After exercising Goff’s fifth-year option earlier in the league year, the Rams signed Goff to the mega-deal in 2019 that included $110 million in guarantees. It was the most guaranteed money in NFL history and made him one of the 15 highest-paid athletes in the world for 2020.
Like Cooks’ deal, it proved reckless and left the Rams with $22.2 million in dead money, breaking their own record from a year earlier.
4. Julio Jones – Falcons
Dead Money: $23.25 million
By waiting until after June 1, 2021, to trade Julio Jones, the Atlanta Falcons spread out his dead money over 2021 and 2022. But that didn’t change the figure itself.
Jones signed a three-year, $66-million contract extension in 2019 that kept him under team control through 2023 since he had two years remaining on an existing deal.
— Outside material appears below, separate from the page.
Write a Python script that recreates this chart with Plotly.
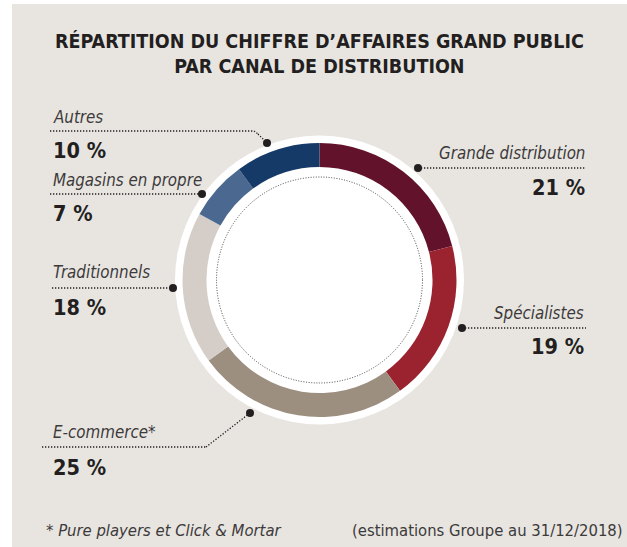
import plotly.graph_objects as go

W, H = 627, 547

# ---- data ----
categories = ["Grande distribution", "Spécialistes", "E-commerce*", "Traditionnels", "Magasins en propre", "Autres"]
shares = [21, 19, 25, 18, 7, 10]
colors = ["#63122B", "#9B2330", "#9D8F80", "#D5CEC8", "#4A6890", "#163A68"]
pct_labels = [f"{v} %" for v in shares]

title_lines = ["RÉPARTITION DU CHIFFRE D’AFFAIRES GRAND PUBLIC", "PAR CANAL DE DISTRIBUTION"]
footnote_left = "* Pure players et Click & Mortar"
footnote_right = "(estimations Groupe au 31/12/2018)"

BG = "#E8E5E1"
INK = "#231F20"
LABEL_INK = "#3C3A3A"
COND = "Liberation Sans Narrow, DejaVu Sans Condensed, Roboto, sans-serif"


def px(x):
    return x / W


def py(y):
    return 1 - y / H


cx, cy, r_out = 319.5, 280, 137

fig = go.Figure()
fig.add_trace(go.Pie(
    labels=categories,
    values=shares,
    marker=dict(colors=colors, line=dict(width=0)),
    hole=0.825,
    sort=False,
    direction="clockwise",
    rotation=0,
    textinfo="none",
    hoverinfo="label+percent",
    showlegend=False,
    domain=dict(x=[px(cx - r_out), px(cx + r_out)], y=[py(cy + r_out), py(cy - r_out)]),
))

shapes = []
# panel background
shapes.append(dict(type="rect", xref="paper", yref="paper", x0=px(12), x1=1, y0=0, y1=py(4),
                   fillcolor=BG, line=dict(width=0), layer="below"))
# white disc behind the ring
R_w = 144.5
shapes.append(dict(type="circle", xref="paper", yref="paper", x0=px(cx - R_w), x1=px(cx + R_w),
                   y0=py(cy + R_w), y1=py(cy - R_w), fillcolor="white", line=dict(width=0), layer="below"))
# dotted inner circle
R_d = 103
shapes.append(dict(type="circle", xref="paper", yref="paper", x0=px(cx - R_d), x1=px(cx + R_d),
                   y0=py(cy + R_d), y1=py(cy - R_d), line=dict(color="#444", width=1, dash="1px,1.6px"),
                   layer="above"))

# leader lines: (polyline points, dot position)
leaders = {
    "Autres": ([(50, 131), (254, 131), (258, 134), (267, 143)], (267, 143)),
    "Magasins en propre": ([(50, 194), (202, 194)], (202, 194)),
    "Traditionnels": ([(52, 288), (173, 288)], (173, 288)),
    "E-commerce*": ([(42, 447), (206, 447), (250, 413)], (250, 413)),
    "Grande distribution": ([(418, 168), (586, 168)], (418, 168)),
    "Spécialistes": ([(462, 328), (586, 328)], (462, 328)),
}
for name, (pts, dot) in leaders.items():
    for (x0, y0), (x1, y1) in zip(pts[:-1], pts[1:]):
        shapes.append(dict(type="line", xref="paper", yref="paper", x0=px(x0), y0=py(y0), x1=px(x1), y1=py(y1),
                           line=dict(color=INK, width=1.3, dash="1.3px,1.7px"), layer="above"))
    rd = 4
    shapes.append(dict(type="circle", xref="paper", yref="paper", x0=px(dot[0] - rd), x1=px(dot[0] + rd),
                       y0=py(dot[1] + rd), y1=py(dot[1] - rd), fillcolor=INK, line=dict(width=0), layer="above"))

# label positions: (x, y_name, y_pct, anchor)
label_pos = {
    "Grande distribution": (587, 153, 187, "right"),
    "Spécialistes": (586, 313, 346, "right"),
    "E-commerce*": (51, 432, 467, "left"),
    "Traditionnels": (51, 272, 307, "left"),
    "Magasins en propre": (51, 180, 213, "left"),
    "Autres": (51, 117, 150, "left"),
}

annotations = []
for name, pct in zip(categories, pct_labels):
    x, yn, yp, anc = label_pos[name]
    annotations.append(dict(text=f"<i>{name}</i>", x=px(x), y=py(yn), xref="paper", yref="paper",
                            xanchor=anc, yanchor="middle", showarrow=False,
                            font=dict(family=COND, size=16.8, color=LABEL_INK)))
    annotations.append(dict(text=f"<b>{pct}</b>", x=px(x), y=py(yp), xref="paper", yref="paper",
                            xanchor=anc, yanchor="middle", showarrow=False,
                            font=dict(family=COND, size=21.5, color=INK)))

annotations.append(dict(text="<b>" + "<br>".join(title_lines) + "</b>", x=px(319), y=py(54),
                        xref="paper", yref="paper", xanchor="center", yanchor="middle", showarrow=False,
                        align="center", font=dict(family=COND, size=19.5, color=INK)))

annotations.append(dict(text=f"<i>{footnote_left}</i>", x=px(44), y=py(530), xref="paper", yref="paper",
                        xanchor="left", yanchor="middle", showarrow=False,
                        font=dict(family=COND, size=16.5, color=LABEL_INK)))
annotations.append(dict(text=footnote_right, x=px(625), y=py(530), xref="paper", yref="paper",
                        xanchor="right", yanchor="middle", showarrow=False,
                        font=dict(family=COND, size=16.5, color=LABEL_INK)))

fig.update_layout(
    width=W, height=H,
    margin=dict(l=0, r=0, t=0, b=0),
    paper_bgcolor="white",
    plot_bgcolor="white",
    shapes=shapes,
    annotations=annotations,
    showlegend=False,
)

fig.write_html(
    "out.html",
    config={"displayModeBar": False},
    post_script="document.body.style.margin='0';document.body.style.overflow='hidden';",
)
He played only 24 more games with the Falcons before the trade to Tennessee on June 6, 2021, which left the Falcons with a dead cap of $7.75 million in 2021 and $15.5 million in 2022.
3. Russell Wilson
Dead Money: $26 million
The Seattle Seahawks trimmed $11 million off their 2022 payroll by trading Russell Wilson to the Denver Broncos but still took a dead-cap hit of $26 million in 2022.
The hit is a result of a four-year, $140-million deal – at the time the highest average annual value for any player in the NFL – signed after the 2019 season. It included $107 million in guarantees, which ultimately led to the dead money three years later.
2. Carson Wentz
Dead Money: $33.8 million
Included in the four-year, $128-million deal Carson Wentz signed with the Philadelphia Eagles in June 2019 was a signing bonus to be paid before the deal began in 2021 but spread over the four years, 2021-24, to lower his cap hit in each year.
It cost the Eagles nearly 20 percent of their salary cap in 2021.
1. Matt Ryan
Dead Money: $40.53
Matt Ryan’s contract has been restructured several times over the last three years – including a restructuring just two weeks before his trade to the Colts – that it hardly resembles the original five-year, $150-million deal signed in 2018.
In ending the Ryan era after 14 seasons, the Falcons will eat the largest dead-cap hit in NFL history, all of which is on the books for 2022.